Biden's Demands for Oil Collide With Drillers Reining In Output
Comment of the Day

March 12 2022

Commentary by Eoin Treacy

Biden's Demands for Oil Collide With Drillers Reining In Output

This article from Bloomberg may be of interest to subscribers. Here is a section:

U.S. shale producers expect the oil price spike to be short-term, and shareholders don’t want companies investing capital in robust drilling programs delivering new production in 18 months, Pioneer Natural Resources Co. Chief Executive Officer Scott Sheffield said Wednesday. Oil futures indicate companies would get lower prices for crude that begins flowing in 12 to 18 months. 

The administration’s approach assumes oil producers will turn on a dime in response to pleas from the same people “telling everybody that they are going to be obsolete in 30 or 40 years,” said Benjamin Salisbury, director of research at Height Capital Markets. 

Investors in shale also have brushed aside arguments that drillers should crank up production because it’s their patriotic duty. Many still bear scars from the last boom-and-bust cycle, when companies chased production growth, ultimately contributing to a glut that drive down prices. 
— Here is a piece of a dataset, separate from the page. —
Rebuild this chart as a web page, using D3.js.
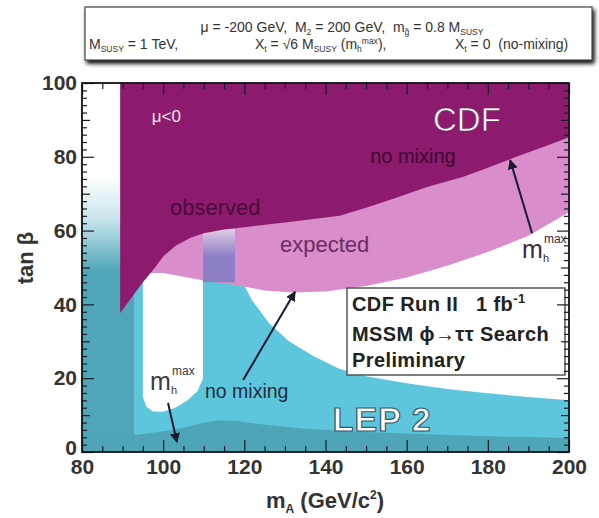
<!DOCTYPE html>
<html><head><meta charset="utf-8">
<script src="https://cdn.jsdelivr.net/npm/d3@7"></script>
<style>
body{margin:0;background:#fff;}
svg{display:block;font-family:"Liberation Sans",Arial,Helvetica,sans-serif;}
</style></head>
<body>
<svg id="c" width="599" height="518"></svg>
<script>
// ---------- data ----------
const xTicks = [80,100,120,140,160,180,200];
const yTicks = [0,20,40,60,80,100];
// CDF observed exclusion (lower edge), region above is excluded
const observedEdge = [[89.4,37.7],[92,41.5],[95,46],[98,50],[100,53],[103,55.8],[106.6,58],[110,59.3],[115,60.3],[120.6,61],[130,62.2],[143.5,64],[150,66.2],[157.6,69],[165,71.8],[173.8,74.5],[180,77],[187,80],[195,83.2],[200,85.3]];
// CDF expected exclusion lower edge
const expectedEdge = [[96,48.5],[100,48.5],[105,47.5],[110,46.5],[118,45.2],[125,43.8],[132,43.2],[140,43.5],[150,45],[160,47.3],[170,50.5],[180,54.2],[190,58.6],[200,65]];
// LEP 2 no-mixing exclusion upper edge
const lepNoMixEdge = [[93,48],[109.8,48],[109.8,60.5],[117.7,60.5],[118.3,52],[119.5,46],[122,41],[126,35],[131,30],[137,26],[143.5,22.5],[150,20.5],[160,18.6],[170,17.1],[180,15.9],[190,14.9],[200,14]];
// allowed hole in LEP no-mixing region
const lepHoleEdge = [[95,50],[95,15],[95.8,12.3],[97.5,11],[100,10.9],[103,12],[106,14],[108.5,16.5],[109.8,20],[109.8,50]];
// LEP 2 m_h^max exclusion upper edge
const lepMaxEdge = [[80,5],[92,4.5],[96,5],[100,5.6],[105,6.6],[110,8],[114,8.6],[118,8.4],[125,7.4],[135,6.3],[145,5.6],[160,5],[180,4.3],[200,3.8]];
const lepMaxStrip = [80,93];       // mA range of low-mass LEP strip
const lepColumn = [109.8,117.7];   // mA range of LEP column inside expected band
const lepColumnTop = 60.5;

// ---------- setup ----------
const svg = d3.select("#c");
const x = d3.scaleLinear().domain([80,200]).range([82,569]);
const y = d3.scaleLinear().domain([0,100]).range([452,83]);
const line = d3.line().x(d=>x(d[0])).y(d=>y(d[1]));
const NB = s => s.replace(/ /g,"\u00a0");

const defs = svg.append("defs");
defs.append("clipPath").attr("id","clip").append("rect")
  .attr("x",x(80)).attr("y",y(100)).attr("width",x(200)-x(80)).attr("height",y(0)-y(100));
const g1 = defs.append("linearGradient").attr("id","stripGrad").attr("gradientUnits","userSpaceOnUse")
  .attr("x1",0).attr("x2",0).attr("y1",y(75)).attr("y2",y(49));
g1.append("stop").attr("offset",0).attr("stop-color","#ffffff");
g1.append("stop").attr("offset",0.45).attr("stop-color","#c9e6ec");
g1.append("stop").attr("offset",1).attr("stop-color","#4fa6b8");
const g2 = defs.append("linearGradient").attr("id","colGrad").attr("gradientUnits","userSpaceOnUse")
  .attr("x1",0).attr("x2",0).attr("y1",y(lepColumnTop)).attr("y2",y(53));
g2.append("stop").attr("offset",0).attr("stop-color","#e2cce6");
g2.append("stop").attr("offset",1).attr("stop-color","#8c7fc4");
const sh = defs.append("filter").attr("id","shadow").attr("x","-5%").attr("y","-20%").attr("width","110%").attr("height","160%");
sh.append("feGaussianBlur").attr("in","SourceAlpha").attr("stdDeviation",2);
sh.append("feOffset").attr("dx",2).attr("dy",3).attr("result","b");
const fm = sh.append("feMerge"); fm.append("feMergeNode").attr("in","b"); fm.append("feMergeNode").attr("in","SourceGraphic");

const plot = svg.append("g").attr("clip-path","url(#clip)");

// left strip
plot.append("rect").attr("x",x(lepMaxStrip[0])).attr("width",x(lepMaxStrip[1])-x(lepMaxStrip[0]))
  .attr("y",y(100)).attr("height",y(0)-y(100)).attr("fill","url(#stripGrad)");
// LEP no mixing (light teal)
plot.append("path").attr("d",line([...lepNoMixEdge,[200,0],[93,0]])+"Z").attr("fill","#5ec6dc");
// hole
plot.append("path").attr("d",line(lepHoleEdge)+"Z").attr("fill","#ffffff");
// LEP mhmax bottom band
plot.append("path").attr("d",line([...lepMaxEdge,[200,0],[80,0]])+"Z").attr("fill","#4ea5b7");
// expected
plot.append("path").attr("d",line([...expectedEdge,[200,100],[96,100]])+"Z").attr("fill","#d98dcb");
// column overlap
plot.append("rect").attr("x",x(lepColumn[0])).attr("width",x(lepColumn[1])-x(lepColumn[0]))
  .attr("y",y(lepColumnTop)).attr("height",y(46)-y(lepColumnTop)).attr("fill","url(#colGrad)");
// observed
plot.append("path").attr("d",line([[89.4,100],...observedEdge,[200,100]])+"Z").attr("fill","#8c1b6d");

// ---------- labels inside ----------
const T = (px,py,txt,size,fill,weight)=>svg.append("text").attr("x",x(px)).attr("y",y(py))
  .attr("font-size",size).attr("fill",fill).attr("font-weight",weight||"normal").text(txt);
T(97.2,89.4,"μ<0",17,"#f3e3ef");
T(166.5,87,"CDF",33,"#ffffff").attr("stroke","#6a1656").attr("stroke-width",0.6);
T(101.7,64.2,"observed",22,"#4a0a3e");
T(128.8,54.2,"expected",22,"#6a2c62");
T(151,78.3,"no mixing",20,"#3d0535");
T(110.3,14.6,"no mixing",19.5,"#1e2d40");
T(141.8,5.6,"LEP 2",34,"#ffffff","bold").attr("stroke","#2f5a6e").attr("stroke-width",1.2).attr("letter-spacing",1);

function mhmax(px,py,col){
  svg.append("text").attr("x",x(px)).attr("y",y(py)).attr("fill",col).attr("font-size",25).text("m");
  const bx = x(px)+22;
  svg.append("text").attr("x",bx).attr("y",y(py)-15).attr("font-size",12).attr("fill",col).text("max");
  svg.append("text").attr("x",bx-1).attr("y",y(py)+4).attr("font-size",11).attr("fill",col).text("h");
}
mhmax(188.4,52.6,"#3b2a3a");
mhmax(96.75,16.8,"#3b3b40");

// arrows
defs.append("marker").attr("id","ah").attr("viewBox","0 0 10 10").attr("refX",9).attr("refY",5)
  .attr("markerWidth",5).attr("markerHeight",5).attr("orient","auto")
  .append("path").attr("d","M0,0L10,5L0,10Z").attr("fill","#1a1a30");
const arrows = [[[190.9,59.3],[185.5,79.1]],[[119.7,19.5],[132.5,43.4]],[[101.2,13.3],[103.4,2.7]]];
arrows.forEach(a=>svg.append("line").attr("x1",x(a[0][0])).attr("y1",y(a[0][1])).attr("x2",x(a[1][0])).attr("y2",y(a[1][1]))
  .attr("stroke","#1a1a30").attr("stroke-width",2).attr("marker-end","url(#ah)"));

// CDF box
const bx0 = 347, by0 = 288;
svg.append("rect").attr("x",bx0).attr("y",by0).attr("width",218).attr("height",87)
  .attr("fill","#fff").attr("stroke","#555").attr("stroke-width",1.5);
const bt = (yy,fn)=>{const t=svg.append("text").attr("x",bx0+5).attr("y",yy).attr("font-size",20).attr("font-weight","bold").attr("fill","#222").attr("letter-spacing",0.4); fn(t);};
bt(311,t=>{t.append("tspan").text(NB("CDF Run II   1 fb")); t.append("tspan").attr("dy",-8).attr("font-size",13).text("-1");});
bt(341,t=>t.text("MSSM ϕ→ττ Search"));
bt(367,t=>t.text("Preliminary"));

// ---------- axes ----------
const ax = svg.append("g");
function addAxis(gen, tr, vals, size, labels){
  const a = gen.tickValues(vals).tickSize(-size).tickPadding(labels?5:0);
  if(!labels) a.tickFormat("");
  const gg = ax.append("g").attr("transform",tr).call(a);
  gg.select(".domain").remove();
  gg.selectAll("line").attr("stroke","#1a1a2a").attr("stroke-width",1.2);
  return gg;
}
const yl = addAxis(d3.axisLeft(y),`translate(${x(80)},0)`,yTicks,12,true);
yl.selectAll("text").attr("font-size",21).attr("font-weight","bold").attr("fill","#333").attr("font-family","Liberation Sans, Arial, sans-serif")
  .attr("dy",d=>d===0?"0.1em":"0.32em");
addAxis(d3.axisLeft(y),`translate(${x(80)},0)`,d3.range(10,100,20),8,false);
addAxis(d3.axisLeft(y),`translate(${x(80)},0)`,d3.range(0,101,2).filter(v=>v%10),5,false);
addAxis(d3.axisRight(y),`translate(${x(200)},0)`,yTicks,12,false);
addAxis(d3.axisRight(y),`translate(${x(200)},0)`,d3.range(10,100,20),8,false);
addAxis(d3.axisRight(y),`translate(${x(200)},0)`,d3.range(0,101,2).filter(v=>v%10),5,false);
const xl = addAxis(d3.axisBottom(x),`translate(0,${y(0)})`,xTicks,12,true);
xl.selectAll("text").attr("font-size",21).attr("font-weight","bold").attr("fill","#333").attr("font-family","Liberation Sans, Arial, sans-serif").attr("y",7);
addAxis(d3.axisBottom(x),`translate(0,${y(0)})`,d3.range(85,200,5).filter(v=>v%20),6,false);
addAxis(d3.axisTop(x),`translate(0,${y(100)})`,xTicks,12,false);
addAxis(d3.axisTop(x),`translate(0,${y(100)})`,d3.range(85,200,5).filter(v=>v%20),6,false);
svg.append("rect").attr("x",x(80)).attr("y",y(100)).attr("width",x(200)-x(80)).attr("height",y(0)-y(100))
  .attr("fill","none").attr("stroke","#111").attr("stroke-width",1.8);

// axis titles
svg.append("text").attr("transform","translate(33,258) rotate(-90)").attr("text-anchor","middle")
  .attr("font-size",22).attr("font-weight","bold").attr("fill","#333").text("tan β");
const xt = svg.append("text").attr("x",325).attr("y",508).attr("text-anchor","middle")
  .attr("font-size",22).attr("font-weight","bold").attr("fill","#333");
xt.append("tspan").text("m");
xt.append("tspan").attr("dy",5).attr("font-size",12).text("A");
xt.append("tspan").attr("dy",-5).text(NB(" (GeV/c"));
xt.append("tspan").attr("dy",-9).attr("font-size",12).text("2");
xt.append("tspan").attr("dy",9).text(")");

// ---------- top parameter box ----------
svg.append("rect").attr("x",85).attr("y",7).attr("width",507).attr("height",53)
  .attr("fill","#fff").attr("stroke","#444").attr("stroke-width",1.2).attr("filter","url(#shadow)");
function rich(xx,yy,parts,anchor){
  const t = svg.append("text").attr("x",xx).attr("y",yy).attr("font-size",14).attr("fill","#333").attr("text-anchor",anchor||"start");
  let cur=0;
  parts.forEach(p=>{
    const s = t.append("tspan").text(NB(p[0]));
    const target = p[1]==="sub"?3:p[1]==="sup"?-5:0;
    if(target!==cur){s.attr("dy",target-cur); cur=target;}
    if(p[1]) s.attr("font-size",8.5);
  });
  return t;
}
rich(342,32,[["μ = -200 GeV,  M"],["2","sub"],[" = 200 GeV,  m"],["g̃","sub"],[" = 0.8 M"],["SUSY","sub"]],"middle");
rich(89,49,[["M"],["SUSY","sub"],[" = 1 TeV,"]]);
rich(255,49,[["X"],["t","sub"],[" = √6 M"],["SUSY","sub"],[" (m"],["h","sub"],["max","sup"],["),"]]);
rich(455,49,[["X"],["t","sub"],[" = 0  (no-mixing)"]]);
</script>
</body></html>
“The upstream industry is not a public service industry,” said Ben Dell, founder of Kimmeridge Energy Management. “For 10 years we made no money. The industry is profitable for two months, and the argument is that we’re supposed to price down the product or give away margins to support the consumer.”

Eoin Treacy's view

Shale drilling is capital intensive. The days when money would be thrown at the sector with little concern for profitability are over. Investors now demand returns. Unconventional wells require constant drilling to sustain production. Within months of the cessation of drilling, volumes shrink. That means these kinds of wells are price sensitive. It is possible to ramp up production provided future production can be hedged at attractive prices. 

The market is currently in steep backwardation. August 2023 futures are currently trading at $80. That’s easily profitable for most shale companies. They are also keen to remain profitable after that, so they have an interest in ensuring prices stay higher for longer.

There a couple of different points that are worth considering. The logistics of ramping up production is being regarded as an impedient. They need labour, sand, chemicals and other materials. The supply chain difficulties and wages are inhibiting factors to a rapid swift-on of new production. However, with a sufficiently high incentive, these factors should be capable of being overcome.

When President Biden took office one of his first acts was to ban drilling on federal land. Companies like Devon Energy and EOG Resources have substantial packages of drilling rights in federal land and have been unable to drill. The carrot to encourage additional activity from the oil sector would be to roll back some of the green movements most cherished measures. It remains to be seen how willing the Biden administration is to do that.

Thanks to a subscriber for this report from Goldman Sachs. Here is a section on Russia’s capital account:

With its foreign assets frozen, the Russian Central Bank is closing its capital account, implying a potential drop in commodity exports to match imports (or turn into a dollar-denominated economy). Even if Russian oil and gas companies act as custodians for the FX surplus generated by energy exports, current sanctions would prevent transfer of these surpluses to the Central Bank or Treasury to make sovereign debt payments or pay other receipts. In addition, there would remain the threat of potential future Western seizure of these accumulated corporate foreign FX reserves. As a result, while a balanced capital account would still allow for exports, trade would progressively be forced to match imports on a nominal $ basis.

Importantly, each move lower in commodity exports, and hence global supply, would then raise the unit value of the remaining exports, forcing a further reduction in barrels to keep the nominal value of exports constant. In effect, a closed capital account creates a backward bending supply curve for Russian commodity exports - less supply raises prices, which incentivizes even less supply. The key additional risk for Russian oil exports would come from any potential default from its private oil and gas exporters (or nationalization followed by sovereign default) as potential export seizures would further reduce the incentive to export.

Storage capacity and geology would admittedly slow the contraction in Russian exports. We estimate Russian oil available spare storage capacity at 80 mb, filled within a month in a severe disruption scenario (with floating storage in turn contracting the global availability of vessels). At the field level, while Russia was able to cut production by 2 mb/d in May 2020, such a process has had clear scarring effects for its low pressure conventional producing reservoirs.

Russia’s oil will find a market...primarily in China. The prospect of a petrorenminbi relationship is gaining by the day where China will buy Russia’s commodities and Russia will invest in China’s government bonds. That prospect is also contributing to the pressure on Chinese tech companies as repatriation risk increases. China is much more interwoven with the global economy that Russia. The unwinding process will be both lengthy and painful.

Brent crude oil surged, then pulled back sharply from the $140 to stabilise around $110. Rather than listen to what Putin or Zelensky say, it is probably more productive to look at what they are doing. Russia is bringing up veterans from the Middle East to fight in Ukraine and is continuing to shell several cities. Ukraine is receiving weapons by the plane load several times a day. This continues to look like a long protracted war where the humanitarian crisis is going to get progressively worse. That’s suggests prices for oil are likely to stay higher for longer.